I’m thinking it’s time to shift into modern times, stop being so greedy and go with the usual, one spouse at a time approach.

He said: Someone once said, "Polygamy is having one wife too many. And monogamy is the same thing." While I can't totally agree with the sentiment, I will go on record as saying that a scenario that sees me with 30 wives is just insane and impossibly difficult for me to comprehend. Actually, the thought makes me a wittle bit queasy.

I looked at this "big love/too much love" quandary and immediately decided to look at the physiological issues. Science has proven that women living together, cycle together.
And what does that mean? It means I would have no choice but to live in exile for three months out of the year. How could anyone be around that much hormonal angst?

I can handle one wife and three daughters; but 20? 25?! 30? Holy Freekin' Guacamole.

I can almost see my life played out on the big screen, filmed and directed by Stanley Kubrick. He seems to be the kind of director that's capable of filming a virtual emotional wasteland that would ultimately be my life. Don't get me wrong, I love women. But a guy has limits for God's sake.

I thought about the intimacy problems associated with multiple wives. Will someone please hand me my libido? I realize that polygamy isn't all about the sex but what the hell kind of regimen must one engage in to keep up with Mary…and Debra….and MaryKate…and Ashley...and SusieQ…and…who knows who else.

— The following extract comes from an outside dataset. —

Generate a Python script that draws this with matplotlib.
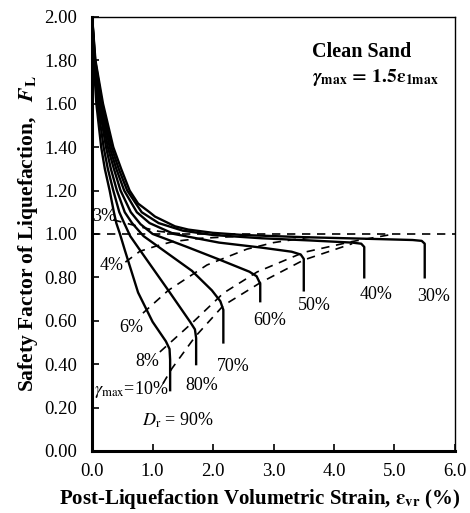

The blue-veined junket pumper only keeps the party going for so long, ya know? You eventually have to talk…to all of them. Ay Chihuahua.

Is polygamy big love or too much love?

IMHO, it's too much of just about everything. From hair products and clothes to make-up and the numerous impending mood swings. I'm not even going to touch the "shoe department". (My Shoes! No! My Shoes!)

There are many aspects of polygamy that I will never be able to accept nor understand.
But honestly, would I really want to?

(Honey, sorry I'm late…our anniversary was yesterday? I thought you liked it that way? Which one are you again? You again?)